Collected data entries:
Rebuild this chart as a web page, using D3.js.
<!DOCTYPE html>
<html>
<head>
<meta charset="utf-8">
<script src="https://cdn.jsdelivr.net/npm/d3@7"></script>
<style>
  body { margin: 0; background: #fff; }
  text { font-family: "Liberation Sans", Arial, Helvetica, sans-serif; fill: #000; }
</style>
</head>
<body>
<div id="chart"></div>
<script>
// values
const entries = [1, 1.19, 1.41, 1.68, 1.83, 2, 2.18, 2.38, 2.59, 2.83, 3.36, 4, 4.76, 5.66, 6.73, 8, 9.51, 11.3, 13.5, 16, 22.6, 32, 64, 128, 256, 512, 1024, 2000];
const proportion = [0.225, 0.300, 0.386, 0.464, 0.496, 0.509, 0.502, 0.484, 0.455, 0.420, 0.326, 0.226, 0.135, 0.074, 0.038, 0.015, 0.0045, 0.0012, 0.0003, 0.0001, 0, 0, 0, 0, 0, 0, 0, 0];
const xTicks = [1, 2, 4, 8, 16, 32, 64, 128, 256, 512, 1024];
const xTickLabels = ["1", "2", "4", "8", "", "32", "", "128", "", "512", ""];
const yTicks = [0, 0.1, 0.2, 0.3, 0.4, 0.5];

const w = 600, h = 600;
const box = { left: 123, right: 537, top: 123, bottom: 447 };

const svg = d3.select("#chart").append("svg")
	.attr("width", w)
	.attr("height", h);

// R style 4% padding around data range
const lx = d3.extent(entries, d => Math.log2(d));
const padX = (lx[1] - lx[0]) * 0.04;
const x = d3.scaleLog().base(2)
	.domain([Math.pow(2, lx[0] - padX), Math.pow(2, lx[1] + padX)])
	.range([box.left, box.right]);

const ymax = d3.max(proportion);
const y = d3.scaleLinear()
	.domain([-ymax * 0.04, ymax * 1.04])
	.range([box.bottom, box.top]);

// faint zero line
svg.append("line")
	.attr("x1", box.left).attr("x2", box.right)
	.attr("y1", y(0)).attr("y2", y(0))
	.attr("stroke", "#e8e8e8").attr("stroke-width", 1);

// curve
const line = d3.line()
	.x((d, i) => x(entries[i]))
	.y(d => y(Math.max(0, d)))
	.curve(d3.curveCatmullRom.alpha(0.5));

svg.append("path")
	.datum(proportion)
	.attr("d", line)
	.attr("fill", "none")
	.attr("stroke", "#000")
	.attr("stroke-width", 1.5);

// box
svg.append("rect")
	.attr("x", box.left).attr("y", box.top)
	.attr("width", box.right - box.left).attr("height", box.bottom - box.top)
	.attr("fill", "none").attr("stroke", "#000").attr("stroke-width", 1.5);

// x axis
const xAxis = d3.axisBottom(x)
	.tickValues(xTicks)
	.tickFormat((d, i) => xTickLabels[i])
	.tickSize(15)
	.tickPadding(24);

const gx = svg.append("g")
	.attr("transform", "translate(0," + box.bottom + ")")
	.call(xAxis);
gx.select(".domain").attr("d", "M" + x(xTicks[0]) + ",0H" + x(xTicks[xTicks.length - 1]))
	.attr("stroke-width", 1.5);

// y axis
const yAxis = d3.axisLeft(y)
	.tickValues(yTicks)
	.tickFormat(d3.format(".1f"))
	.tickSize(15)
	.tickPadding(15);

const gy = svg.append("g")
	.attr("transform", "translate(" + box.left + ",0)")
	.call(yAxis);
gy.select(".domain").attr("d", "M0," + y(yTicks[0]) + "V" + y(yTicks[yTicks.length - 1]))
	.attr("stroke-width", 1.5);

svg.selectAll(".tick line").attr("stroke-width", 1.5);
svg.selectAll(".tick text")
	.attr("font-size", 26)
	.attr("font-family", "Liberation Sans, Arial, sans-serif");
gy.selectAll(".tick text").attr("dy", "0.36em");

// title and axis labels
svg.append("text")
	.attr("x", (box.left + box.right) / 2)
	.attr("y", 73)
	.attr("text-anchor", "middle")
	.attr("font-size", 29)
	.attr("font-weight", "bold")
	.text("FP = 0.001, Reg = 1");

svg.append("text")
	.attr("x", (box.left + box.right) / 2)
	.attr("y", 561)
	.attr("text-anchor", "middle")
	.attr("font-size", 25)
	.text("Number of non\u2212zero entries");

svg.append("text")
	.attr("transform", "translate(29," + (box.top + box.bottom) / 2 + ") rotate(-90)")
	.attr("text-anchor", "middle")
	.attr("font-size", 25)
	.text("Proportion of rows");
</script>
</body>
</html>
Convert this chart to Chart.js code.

TO BE DONE: Quote each line of the data above exactly as written.

RESULT:
Rebuild this chart as a web page, using D3.js.
<!DOCTYPE html>
<html>
<head>
<meta charset="utf-8">
<script src="https://cdn.jsdelivr.net/npm/d3@7"></script>
<style>
  body { margin: 0; background: #fff; }
  text { font-family: "Liberation Sans", Arial, Helvetica, sans-serif; fill: #000; }
</style>
</head>
<body>
<div id="chart"></div>
<script>
// values
const entries = [1, 1.19, 1.41, 1.68, 1.83, 2, 2.18, 2.38, 2.59, 2.83, 3.36, 4, 4.76, 5.66, 6.73, 8, 9.51, 11.3, 13.5, 16, 22.6, 32, 64, 128, 256, 512, 1024, 2000];
const proportion = [0.225, 0.300, 0.386, 0.464, 0.496, 0.509, 0.502, 0.484, 0.455, 0.420, 0.326, 0.226, 0.135, 0.074, 0.038, 0.015, 0.0045, 0.0012, 0.0003, 0.0001, 0, 0, 0, 0, 0, 0, 0, 0];
const xTicks = [1, 2, 4, 8, 16, 32, 64, 128, 256, 512, 1024];
const xTickLabels = ["1", "2", "4", "8", "", "32", "", "128", "", "512", ""];
const yTicks = [0, 0.1, 0.2, 0.3, 0.4, 0.5];

const w = 600, h = 600;
const box = { left: 123, right: 537, top: 123, bottom: 447 };

const svg = d3.select("#chart").append("svg")
	.attr("width", w)
	.attr("height", h);

// R style 4% padding around data range
const lx = d3.extent(entries, d => Math.log2(d));
const padX = (lx[1] - lx[0]) * 0.04;
const x = d3.scaleLog().base(2)
	.domain([Math.pow(2, lx[0] - padX), Math.pow(2, lx[1] + padX)])
	.range([box.left, box.right]);

const ymax = d3.max(proportion);
const y = d3.scaleLinear()
	.domain([-ymax * 0.04, ymax * 1.04])
	.range([box.bottom, box.top]);

// faint zero line
svg.append("line")
	.attr("x1", box.left).attr("x2", box.right)
	.attr("y1", y(0)).attr("y2", y(0))
	.attr("stroke", "#e8e8e8").attr("stroke-width", 1);

// curve
const line = d3.line()
	.x((d, i) => x(entries[i]))
	.y(d => y(Math.max(0, d)))
	.curve(d3.curveCatmullRom.alpha(0.5));

svg.append("path")
	.datum(proportion)
	.attr("d", line)
	.attr("fill", "none")
	.attr("stroke", "#000")
	.attr("stroke-width", 1.5);

// box
svg.append("rect")
	.attr("x", box.left).attr("y", box.top)
	.attr("width", box.right - box.left).attr("height", box.bottom - box.top)
	.attr("fill", "none").attr("stroke", "#000").attr("stroke-width", 1.5);

// x axis
const xAxis = d3.axisBottom(x)
	.tickValues(xTicks)
	.tickFormat((d, i) => xTickLabels[i])
	.tickSize(15)
	.tickPadding(24);

const gx = svg.append("g")
	.attr("transform", "translate(0," + box.bottom + ")")
	.call(xAxis);
gx.select(".domain").attr("d", "M" + x(xTicks[0]) + ",0H" + x(xTicks[xTicks.length - 1]))
	.attr("stroke-width", 1.5);

// y axis
const yAxis = d3.axisLeft(y)
	.tickValues(yTicks)
	.tickFormat(d3.format(".1f"))
	.tickSize(15)
	.tickPadding(15);

const gy = svg.append("g")
	.attr("transform", "translate(" + box.left + ",0)")
	.call(yAxis);
gy.select(".domain").attr("d", "M0," + y(yTicks[0]) + "V" + y(yTicks[yTicks.length - 1]))
	.attr("stroke-width", 1.5);

svg.selectAll(".tick line").attr("stroke-width", 1.5);
svg.selectAll(".tick text")
	.attr("font-size", 26)
	.attr("font-family", "Liberation Sans, Arial, sans-serif");
gy.selectAll(".tick text").attr("dy", "0.36em");

// title and axis labels
svg.append("text")
	.attr("x", (box.left + box.right) / 2)
	.attr("y", 73)
	.attr("text-anchor", "middle")
	.attr("font-size", 29)
	.attr("font-weight", "bold")
	.text("FP = 0.001, Reg = 1");

svg.append("text")
	.attr("x", (box.left + box.right) / 2)
	.attr("y", 561)
	.attr("text-anchor", "middle")
	.attr("font-size", 25)
	.text("Number of non\u2212zero entries");

svg.append("text")
	.attr("transform", "translate(29," + (box.top + box.bottom) / 2 + ") rotate(-90)")
	.attr("text-anchor", "middle")
	.attr("font-size", 25)
	.text("Proportion of rows");
</script>
</body>
</html>
Convert this chart to Chart.js code.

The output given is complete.